Microbial active environments in Neoarchean iron formations from Carajás (Brazil)

The role of microbial activity in the precipitation of ancient chemical sediments, such as Precambrian iron formations (IF) and carbonates, remains a topic of ongoing debate. Here we combine Fe and C stable isotopes with trace element geochemistry and rare earth and yttrium (REY) systematics to constrain redox conditions and microbial activity associated with the deposition of the 2.7 Ga old IFs and carbonates from the Grão Pará Group, Carajás, Brazil. The IFs studied present two main types of lithology: finely laminated IFs consisting of alternate mmscale layers of Fe-oxides, chert and Fe-carbonate (Type 1); relatively massive carbonate composed primarily of calcite and quartz with minor Fe-carbonate, mm-scale Fe-oxide layers, and µm-scale wrinkly laminates of organic matter with framboidal pyrite (Type 2). Bulk rock chemistry shows only minor detrital components (e.g., Al2O3<1wt%) and argues for an anoxic environment of deposition (positive Eu anomaly, absence of Ce anomalies, low U/Th ratio). Bulk δ56Fe values vary between -0.8 and +1.59 ‰, with Type 1 and Type 2 showing a positive (+0.6 to +1.59 ‰) and a negative (-0.2 ‰ to -0.8 ‰) range of values, respectively.
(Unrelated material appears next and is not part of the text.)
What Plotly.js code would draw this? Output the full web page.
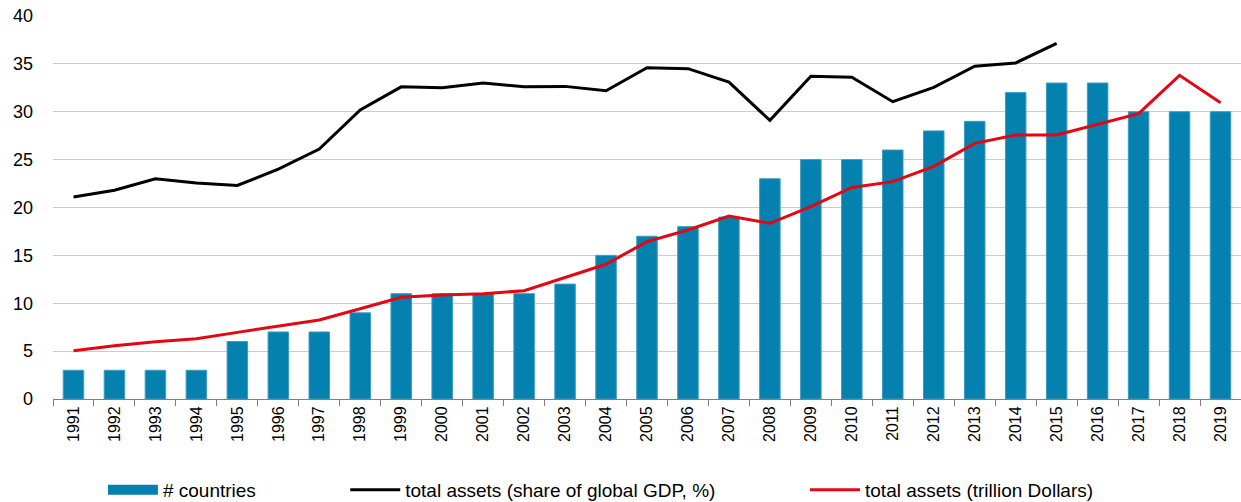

The δ13Ccarb in Type 1 and Type 2 range from negative (-4 ‰ to -12 ‰) towards near-zero (-2 to + 0.5 ‰) values, respectively. Correlation between δ56Fe and δ13Ccarb suggests dissimilatory iron reduction in deeper, finely laminated IFs facies. By contrast, shallower carbonates precipitated from a seawater carbon source, and intriguingly, their pyrite S isotope systematics indicate important microbial sulfate reduction. Together, these results testify to a surprisingly complex redox and metabolic landscape during deposition of the Grão Pará Group.